Restaurants will take over Public Square in 2019

Disclaimer: This is a satirical piece.

By Chau Tang

Beginning Aug. 27, 2019, Public Square will be taken over by restaurants. Instead of relaxing in Public Square with friends and family to either walk or take photos, Clevelanders will be able to enjoy a new selection of cultural delicacies.

Cleveland is usually filled with citizens enjoying the many, already existing bars and restaurants downtown. Now, there will be even more to enjoy.

The process of renovating Public Square to include more restaurants will start in early 2019. The decision comes after many City Hall meetings about how to attract more visitors to Public Square.

The town leaders chose to let restaurants take over because people spend the most money on food. More restaurants joining Public Square could also mean more jobs which would open up opportunities to own homes and support themselves.

Even though there are franchises such as Taco Bell and Subway near Public Square already, the new renovations will install more cultural restaurants in one area. This will include Indian, Chinese and more genuine Mexican restaurants.

There’s also plans to open a Parisian café by Brooklyn Beige, who is excited to bring delicacies such as warm flaky croissants and sugar-free macaroons to Cleveland.

“I also love the idea of having more cultural dishes in one area! No matter what you’re craving, Public Square has it all!” Beige said.

While new restaurant owners are excited, Joe Phillips — owner of LucaHeights Grill — thinks the whole idea is ludicrous.

“Public Square has always been a family friendly place to relax, ice skate in the winter and take great photos,” Phillips said. “Ever since the Jack Casino came to town, this city has been motivated by money instead of community.”

Soon, there will be no ice skating, nor will there be space to walk. A sense of community is one of the most important factors for any city. So — in place of the usual community events, marches and protests that are typically allowed at Public Square — the restaurants will host free events for a limited number of hours each week.

To accommodate traffic from the new restaurants, the RTA and trolleys currently located in Public Square will be redirected. Instead of dropping riders off directly in Public Square, they will stop at other nearby bus locations instead.

All of these changes are very upsetting to some citizens, especially Edith Brooks who’s a single mother of three children.

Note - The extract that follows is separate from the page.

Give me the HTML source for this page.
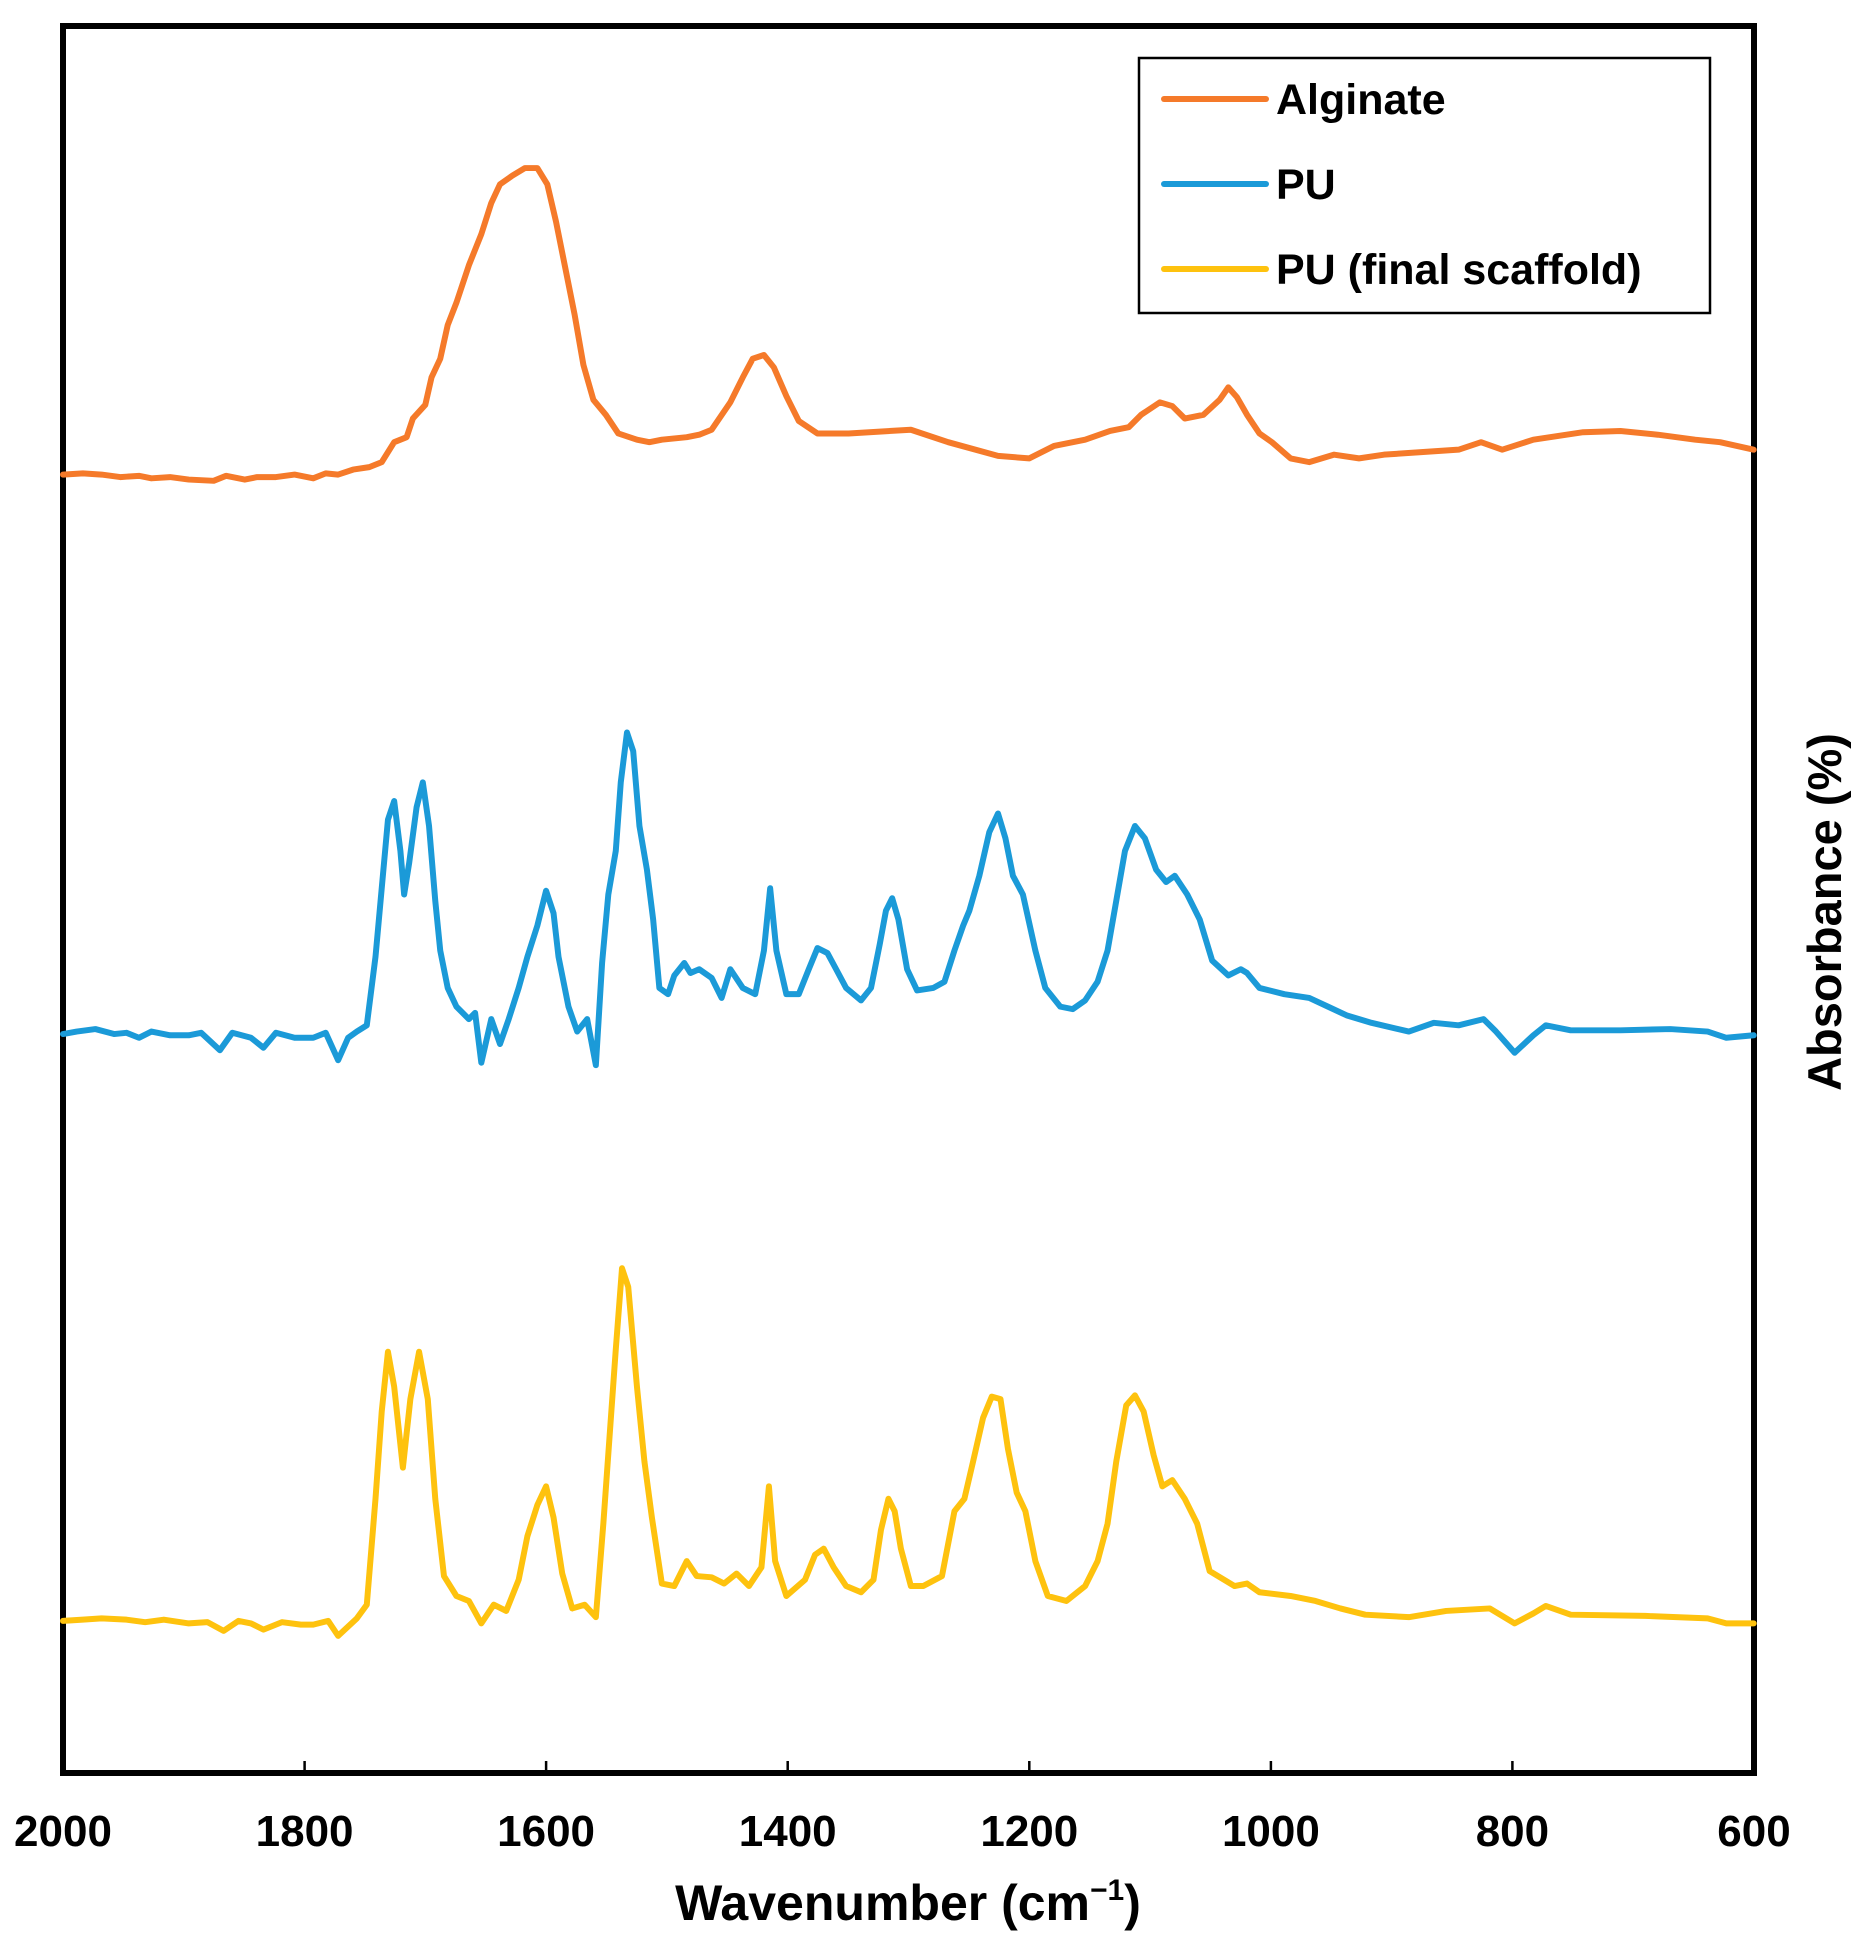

“I come to Public Square every Saturday morning to have quality time with my children,” Brooks said. “Seeing more restaurants pop up like chicken pox is not a good atmosphere.”

Councilman Perry Nicholas points out that downtown Cleveland’s revenue is $3.5 billion, including restaurants, gas and shopping centers. Adding more restaurants would only increase that number.

While he understands people might be frustrated to see family friendly events such as ice skating being removed, he insists there will be more opportunities for families to get together by expanding their taste buds.

“This isn’t just about increasing revenue for this city,” Nicholas said. “This is a chance to build the bond of the community and to increase job opportunities for all.”